In fact, he and his management staff will undergo drug testing tomorrow.

This change in policy comes after a sheriff’s deputy was arrested last week.

However, Sheriff Jonathan Held said that woman wasn’t the first employee to have charges brought against them.

“We do have a zero tolerance policy here in the office,” Held said.

Part-time deputy Erika Ditch was charged with drug possession after being arrested in the parking lot of the East Liberty Target store.

According to police, they found Ditch and another woman doing heroin in their car.

Ditch resigned the day after she was released from jail.

However, at least three more current or former employees in the Sheriff’s Office have criminal records.

Deputy Sheriff Alex Harshell, 25, of Greensburg was charged with drunk driving in February. He is in a rehab program for first-time offenders, and is on desk duty.

Deputy Sheriff Michael Murphy, 24, of Penn, pleaded guilty in 2009 to giving alcohol to minors. He was sentenced to one year of probation and still works for the county.
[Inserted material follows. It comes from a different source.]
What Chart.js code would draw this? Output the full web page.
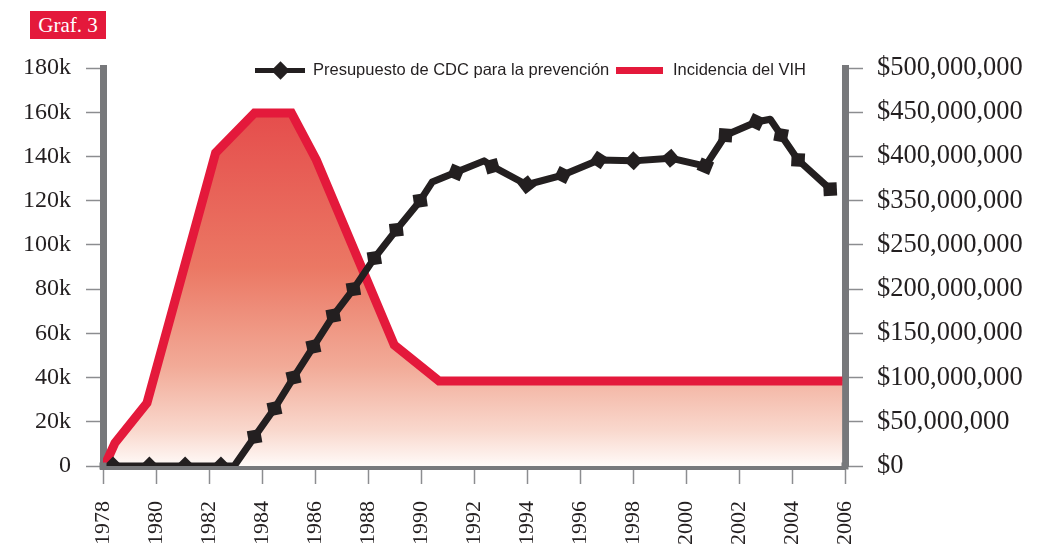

Clerk Mario Lizza, 35, of Scottdale was arrested last year for allegedly turning in drug-free urine to be used for a drug test. He went to a rehab program and served six months probation, but no longer works for the county.

When asked about his zero tolerance comment from last week Sheriff Held defended his hiring practices.

“That was zero tolerance for illegal drug use, use of illegal drugs. Alcohol is a legal drug, and I think every case, especially under the labor laws, it has to be taken on a case-by-case study,” Sheriff Held said. “If they’ve paid their debt to society, then they will be considered for employment.”

“As law enforcement, we’re not perfect. We’re people too. We can develop problems. We’re in high-stress jobs,” Sheriff Held said. “The important thing, as far as public trust is considered, is that law enforcement officers answer to their charges just like anybody else does and there’s no favors, no back handed, backroom deals and no cover-ups.”